Beyond  /  Q&A

Generating the Age of Revolutions

Age of Revolutions was happy to interview Nathan Perl-Rosenthal about his new book, entitled 'The Age of Revolutions and the Generations Who Made It.'

Bryan A. Banks (BB): Hi Nathan. Thank you so much for agreeing to this interview. Your newest book, The Age of Revolutions and the Generations Who Made It (Basic Books, 2024), will be of great interest to readers of this site. In it, you argue that we can best understand the revolutionary epoch as split between two generations. The first generation fought against the social and political hierarchies of the old order and in the process learned lessons about political mobilization that they taught the next generation. That second generation had seen the violence of the preceding generation and sought political change that reinforced new types of social and racial inequalities. This generational approach is an elegant way of reframing the Age of Revolutions. Can you tell us how this thesis originated?

Nathan Perl-Rosenthal (NPR): Hi Bryan! Thanks so much for inviting me on here to talk about The Age of Revolutions—and for the very kind words about the book.

I came to the generational thesis gradually, for sure; I would say it emerged when I was midway through the research and just starting to try to get my arms around how to organize the writing. What had struck me during the early phases of research was that I was seeing more commonalities than I expected among revolutionary movements that occurred around the same time, even when they developed in far-flung places. I was startled by the similarities that I perceived, for instance, between aspects of the American Revolution and the uprisings in South America in the early 1780s: the central role of creole elites in both, for instance, or the difficulties that patriots faced in surmounting internal divisions. And some of these similarities seemed to extend beyond the Americas, for instance to at least the early stages of the French Revolution.

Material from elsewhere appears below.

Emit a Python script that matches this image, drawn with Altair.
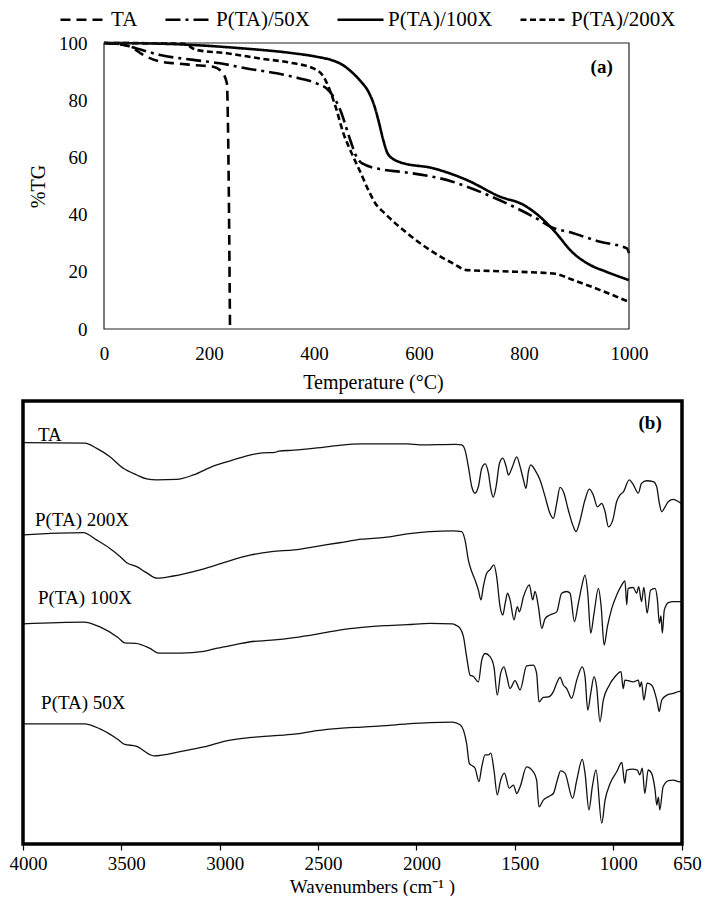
import altair as alt
import pandas as pd

# ---------------- Panel (a): TGA ----------------
series_a = ["TA", "P(TA)/50X", "P(TA)/100X", "P(TA)/200X"]

ta_temp = [0, 25, 50, 75, 107, 140, 170, 208, 224, 234, 237, 240]
ta_tg = [100, 99.6, 98.7, 95.8, 93.5, 92.8, 92.3, 91.7, 90.0, 86.0, 60.0, 0]

p50_temp = [0, 30, 62, 107, 170, 221, 272, 329, 373, 405, 430, 450, 469, 481, 491,
            535, 564, 664, 691, 754, 830, 850, 894, 945, 996, 1000]
p50_tg = [100, 99.6, 98.1, 95.8, 94.1, 92.9, 91.1, 89.4, 87.6, 85.9, 83.0, 76.6, 66.1,
          60.2, 58.0, 55.6, 55.0, 51.5, 49.8, 45.0, 38.0, 35.8, 33.5, 30.5, 28.2, 26.5]

p100_temp = [0, 100, 170, 265, 361, 405, 437, 455, 469, 488, 505, 515, 524, 532, 540,
             552, 564, 627, 691, 754, 799, 830, 856, 894, 926, 957, 1000]
p100_tg = [100, 99.8, 99.3, 98.1, 96.4, 95.2, 93.8, 92.3, 90.3, 86.8, 82.5, 78.0, 72.0,
           66.0, 61.5, 59.3, 58.3, 56.2, 52.1, 46.3, 43.4, 39.3, 34.6, 26.5, 22.4, 20.0, 17.1]

p200_temp = [0, 150, 176, 234, 297, 361, 399, 418, 430, 443, 456, 469, 488, 505, 517,
             535, 578, 621, 664, 691, 754, 856, 894, 945, 1000]
p200_tg = [100, 99.8, 97.6, 96.4, 94.6, 92.9, 91.1, 88.3, 83.6, 76.6, 68.4, 62.6, 55.0,
           48.0, 43.9, 40.4, 33.4, 27.6, 23.0, 20.6, 20.2, 19.4, 17.1, 13.6, 9.5]

temp_ticks = [0, 200, 400, 600, 800, 1000]
tg_ticks = [0, 20, 40, 60, 80, 100]

# ---------------- Panel (b): FTIR ----------------
ta_wn = [4000, 3685, 3625, 3558, 3490, 3422, 3371, 3320, 3219, 3134,
         3033, 2931, 2846, 2782, 2720, 2700, 2621, 2506, 2392, 2277,
         2047, 1982, 1800, 1770, 1753, 1736, 1719, 1702, 1685, 1668,
         1651, 1634, 1621, 1609, 1595, 1578, 1561, 1544, 1532, 1515,
         1490, 1473, 1456, 1443, 1431, 1419, 1397, 1372, 1346, 1321,
         1304, 1287, 1270, 1250, 1228, 1202, 1189, 1172, 1143, 1121,
         1101, 1080, 1058, 1041, 1024, 1002, 982, 965, 948, 918,
         900, 872, 856, 830, 796, 779, 765, 753, 736, 719,
         694, 669, 650]
ta_t = [90.6, 90.5, 89.3, 87.4, 84.8, 83.3, 82.4, 82.2, 82.3, 83.3,
        85.3, 86.7, 87.8, 88.3, 88.4, 88.7, 88.9, 89.4, 90.0, 90.3,
        90.3, 90.1, 90.2, 90.1, 88.9, 85.2, 80.7, 79.2, 80.7, 84.8,
        85.8, 83.7, 79.9, 78.3, 80.7, 85.9, 87.1, 85.2, 83.3, 84.8,
        87.4, 85.2, 82.2, 80.3, 84.0, 85.6, 84.4, 82.2, 78.4, 74.6,
        73.5, 76.9, 80.5, 79.2, 75.4, 71.6, 70.5, 72.4, 77.7, 80.1,
        78.8, 76.1, 76.9, 75.0, 71.6, 73.1, 77.3, 78.8, 79.5, 82.2,
        81.3, 79.2, 81.4, 82.0, 81.8, 80.7, 76.9, 75.0, 76.1, 77.3,
        77.8, 77.3, 76.7]

p200_wn = [4000, 3693, 3625, 3558, 3507, 3473, 3422, 3371, 3320, 3236,
           3100, 3015, 2846, 2736, 2621, 2506, 2392, 2277, 2162, 2047,
           1932, 1817, 1770, 1753, 1736, 1719, 1702, 1685, 1672, 1660,
           1643, 1626, 1606, 1592, 1575, 1561, 1549, 1537, 1524, 1504,
           1487, 1477, 1456, 1426, 1409, 1397, 1380, 1363, 1346, 1321,
           1287, 1262, 1236, 1219, 1197, 1177, 1160, 1143, 1129, 1114,
           1097, 1075, 1061, 1046, 1029, 1007, 982, 956, 940, 931,
           924, 898, 881, 870, 856, 844, 827, 810, 787, 775,
           765, 757, 750, 740, 719, 694, 660, 650]
p200_t = [69.8, 70.3, 68.6, 66.7, 64.9, 63.5, 62.6, 61.2, 60.0, 60.5,
          61.9, 63.0, 65.2, 66.0, 66.4, 67.2, 68.0, 68.8, 69.2, 70.0,
          70.5, 70.7, 70.5, 68.6, 64.1, 61.5, 59.6, 57.3, 55.1, 58.1,
          61.1, 61.9, 63.0, 60.3, 53.6, 51.7, 54.3, 56.6, 55.1, 50.6,
          53.6, 52.4, 55.8, 58.5, 55.1, 57.0, 53.6, 48.7, 50.9, 51.7,
          52.4, 56.6, 57.0, 56.6, 50.2, 54.3, 58.1, 60.7, 56.6, 47.6,
          52.1, 57.7, 53.6, 44.9, 49.1, 53.2, 56.2, 58.5, 59.4, 54.0,
          57.7, 57.9, 56.6, 58.1, 54.7, 57.9, 52.1, 57.3, 57.7, 55.1,
          49.8, 51.5, 47.6, 52.8, 54.5, 54.7, 54.7, 54.7]

p100_wn = [4000, 3690, 3609, 3517, 3483, 3426, 3357, 3311, 3196, 3081,
           3012, 2920, 2851, 2736, 2621, 2506, 2392, 2277, 2162, 2047,
           1932, 1817, 1800, 1778, 1761, 1745, 1727, 1710, 1685, 1668,
           1651, 1626, 1606, 1589, 1572, 1555, 1540, 1524, 1499, 1473,
           1440, 1406, 1389, 1377, 1355, 1329, 1304, 1287, 1270, 1253,
           1236, 1211, 1185, 1157, 1143, 1129, 1114, 1097, 1084, 1067,
           1050, 1024, 990, 960, 949, 940, 898, 872, 864, 856,
           844, 827, 805, 787, 775, 766, 753, 727, 694, 669,
           650]
p100_t = [49.7, 50.1, 49.0, 46.6, 45.4, 45.3, 44.2, 43.1, 43.1, 43.5,
          44.2, 45.0, 45.6, 46.0, 46.6, 47.4, 48.3, 48.9, 49.3, 49.5,
          49.8, 49.7, 49.4, 48.7, 46.8, 42.3, 38.1, 37.8, 36.6, 41.5,
          43.0, 42.3, 40.0, 33.6, 38.5, 40.0, 37.7, 35.1, 36.9, 34.8,
          40.2, 40.4, 38.5, 32.1, 33.1, 33.2, 34.4, 36.3, 37.6, 35.9,
          35.1, 32.9, 37.0, 40.0, 37.8, 30.2, 34.0, 37.8, 35.5, 27.6,
          32.5, 35.5, 37.8, 38.9, 35.1, 37.0, 36.6, 37.0, 35.5, 36.6,
          32.5, 36.3, 35.9, 34.0, 31.8, 29.9, 32.5, 33.6, 34.0, 34.4,
          34.5]

p50_wn = [4000, 3690, 3609, 3517, 3483, 3426, 3334, 3196, 3081, 2966,
          2851, 2736, 2621, 2506, 2392, 2277, 2162, 2047, 1932, 1817,
          1778, 1761, 1745, 1731, 1714, 1702, 1682, 1668, 1651, 1634,
          1622, 1606, 1589, 1572, 1553, 1528, 1507, 1490, 1473, 1440,
          1406, 1389, 1377, 1355, 1329, 1304, 1284, 1267, 1245, 1206,
          1185, 1157, 1143, 1123, 1106, 1087, 1058, 1041, 1015, 982,
          956, 941, 931, 902, 877, 865, 852, 839, 822, 805,
          787, 778, 770, 763, 746, 719, 694, 669, 650]
p50_t = [27.1, 27.1, 26.0, 23.6, 22.5, 22.1, 19.9, 20.9, 21.9, 23.3,
         24.0, 24.4, 24.8, 25.6, 26.1, 26.4, 26.7, 27.1, 27.4, 27.5,
         26.9, 25.7, 22.7, 18.2, 17.6, 17.1, 14.1, 17.4, 20.1, 20.1,
         20.5, 16.7, 11.1, 14.4, 16.0, 12.6, 13.3, 11.4, 12.9, 17.4,
         16.3, 14.4, 8.4, 9.9, 10.7, 11.4, 14.4, 16.5, 16.0, 10.3,
         14.4, 19.1, 16.0, 7.7, 12.9, 16.7, 4.7, 9.9, 13.7, 16.3,
         18.4, 13.7, 16.7, 16.9, 16.7, 15.6, 17.1, 11.4, 16.7, 16.0,
         12.2, 8.8, 10.6, 7.7, 12.9, 14.3, 14.4, 14.1, 14.0]

wn_ticks = [4000, 3500, 3000, 2500, 2000, 1500, 1000, 650]

spec_labels = ["TA", "P(TA) 200X", "P(TA) 100X", "P(TA) 50X"]
spec_label_wn = [3924, 3939, 3924, 3908]
spec_label_v = [92.3, 73.1, 55.5, 31.8]

# ---------------- build tables ----------------
rows_a = []
for name, xs, ys in [("TA", ta_temp, ta_tg), ("P(TA)/50X", p50_temp, p50_tg),
                     ("P(TA)/100X", p100_temp, p100_tg), ("P(TA)/200X", p200_temp, p200_tg)]:
    assert len(xs) == len(ys), name
    for i, (x, y) in enumerate(zip(xs, ys)):
        rows_a.append({"series": name, "T": x, "TG": y, "i": i})
df_a = pd.DataFrame(rows_a)

rows_b = []
for name, xs, ys in [("TA", ta_wn, ta_t), ("200X", p200_wn, p200_t),
                     ("100X", p100_wn, p100_t), ("50X", p50_wn, p50_t)]:
    assert len(xs) == len(ys), name
    for x, y in zip(xs, ys):
        rows_b.append({"series": name, "wn": x, "v": y})
df_b = pd.DataFrame(rows_b)

CW, CH = 694, 888
FONT = "Liberation Serif"

xa = alt.Scale(domain=[0, 1000], range=[96, 621], nice=False, zero=False)
ya = alt.Scale(domain=[0, 100], range=[321, 35], nice=False, zero=False)
xb = alt.Scale(domain=[4000, 650], range=[15, 674], nice=False, zero=False)
yb = alt.Scale(domain=[0, 100], range=[836, 393], nice=False, zero=False)

axis_ax = alt.Axis(orient="bottom", offset=321 - CH, values=temp_ticks, format="d",
                   ticks=False, domain=False, grid=False, labelFontSize=19,
                   labelPadding=15, labelFlush=False, labelOverlap=False,
                   labelColor="black", title="Temperature (°C)", titleFontSize=20,
                   titleFontWeight="normal", titleColor="black", titleX=365, titleY=53,
                   titleBaseline="middle", titleAlign="center")
axis_ay = alt.Axis(orient="left", offset=-96, values=tg_ticks, format="d",
                   ticks=False, domain=False, grid=False, labelFontSize=19,
                   labelPadding=17, labelColor="black", title="%TG", titleFontSize=20,
                   titleFontWeight="normal", titleColor="black", titleX=-66, titleY=178,
                   titleBaseline="middle", titleAlign="center", titleAngle=270)
axis_bx = alt.Axis(orient="bottom", offset=836 - CH, values=wn_ticks, format="d",
                   ticks=True, tickSize=6, tickWidth=1.2, tickColor="black",
                   domain=False, grid=False, labelFontSize=19, labelPadding=4,
                   labelOffset=5, labelFlush=False, labelOverlap=False, labelColor="black",
                   title="Wavenumbers (cm⁻¹ )", titleFontSize=19, titleFontWeight="normal",
                   titleColor="black", titleX=364, titleY=42, titleBaseline="middle",
                   titleAlign="center")

legend_a = alt.Legend(orient="none", legendX=51, legendY=-13, direction="horizontal",
                      title=None, symbolType="stroke", symbolSize=2116,
                      symbolStrokeWidth=2.5, symbolStrokeColor="black",
                      labelFontSize=21, labelFont=FONT, labelColor="black",
                      labelOffset=3, columnPadding=22, padding=0, labelLimit=300)


def xA(field):
    return alt.X(field, scale=xa, axis=axis_ax)


def yA(field):
    return alt.Y(field, scale=ya, axis=axis_ay)


def xB(field):
    return alt.X(field, scale=xb, axis=axis_bx)


def yB(field):
    return alt.Y(field, scale=yb, axis=None)


lines_a = alt.Chart(df_a).mark_line(color="black", strokeWidth=2.6, interpolate="monotone").encode(
    x=xA("T:Q"),
    y=yA("TG:Q"),
    strokeDash=alt.StrokeDash("series:N",
                              scale=alt.Scale(domain=series_a,
                                              range=[[10, 6], [15, 5, 3, 5], [1, 0], [6, 3.5]]),
                              legend=legend_a),
    order=alt.Order("i:Q"),
)

frame_a = alt.Chart(pd.DataFrame({"T": [0], "T2": [1000], "TG": [0], "TG2": [100]})).mark_rect(
    filled=False, stroke="#222", strokeWidth=1.2).encode(
    x=xA("T:Q"), x2="T2:Q", y=yA("TG:Q"), y2="TG2:Q")

tag_a = alt.Chart(pd.DataFrame({"T": [948], "TG": [91.6], "t": ["(a)"]})).mark_text(
    fontWeight="bold", fontSize=19, align="center", baseline="middle", color="black").encode(
    x=xA("T:Q"), y=yA("TG:Q"), text="t:N")

group_a = alt.layer(lines_a, frame_a, tag_a)

lines_b = alt.Chart(df_b).mark_line(color="#111", strokeWidth=1.3, interpolate="monotone").encode(
    x=xB("wn:Q"),
    y=yB("v:Q"),
    detail="series:N",
    order=alt.Order("wn:Q", sort="descending"),
)

frame_b = alt.Chart(pd.DataFrame({"wn": [4000], "wn2": [650], "v": [0], "v2": [100]})).mark_rect(
    filled=False, stroke="black", strokeWidth=3.5).encode(
    x=xB("wn:Q"), x2="wn2:Q", y=yB("v:Q"), y2="v2:Q")

labels_b = alt.Chart(pd.DataFrame({"wn": spec_label_wn, "v": spec_label_v, "t": spec_labels})).mark_text(
    fontSize=19, align="left", baseline="middle", color="black").encode(
    x=xB("wn:Q"), y=yB("v:Q"), text="t:N")

tag_b = alt.Chart(pd.DataFrame({"wn": [812], "v": [95.0], "t": ["(b)"]})).mark_text(
    fontWeight="bold", fontSize=19, align="center", baseline="middle", color="black").encode(
    x=xB("wn:Q"), y=yB("v:Q"), text="t:N")

group_b = alt.layer(lines_b, frame_b, labels_b, tag_b)

chart = alt.layer(group_a, group_b).resolve_scale(
    x="independent", y="independent"
).resolve_axis(
    x="independent", y="independent"
).properties(
    width=CW, height=CH, autosize=alt.AutoSizeParams(type="none"), padding=0
).configure(font=FONT).configure_view(strokeWidth=0)

chart.save("out.html", embed_options={"renderer": "svg", "actions": False})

As my research pushed into the nineteenth century, the chronological divide that I perceived became more and more pronounced. The scale of political organizing changed significantly after 1800, in both Europe and the Americas. (Though the forms that this took, as I discuss at length in the book, were quite different from region to region.) The way that revolutionaries talked about their political projects changed as well. I became convinced that something really fundamental had shifted around 1800. But what? My search for an answer to that question was what brought me to generations.

Generations provides a way of talking about significant changes in culture and political outlook that grounds them in lived experience and material realities. I’m not interested in the idea of generational zeitgeist or some kind of gauzy notion of a new “spirit.” A generational transition is a material shift—in which one group of human beings is replaced by another—and that rising cohort can have a meaningfully different outlook on the world, by virtue of their distinct experiences of the world as a group.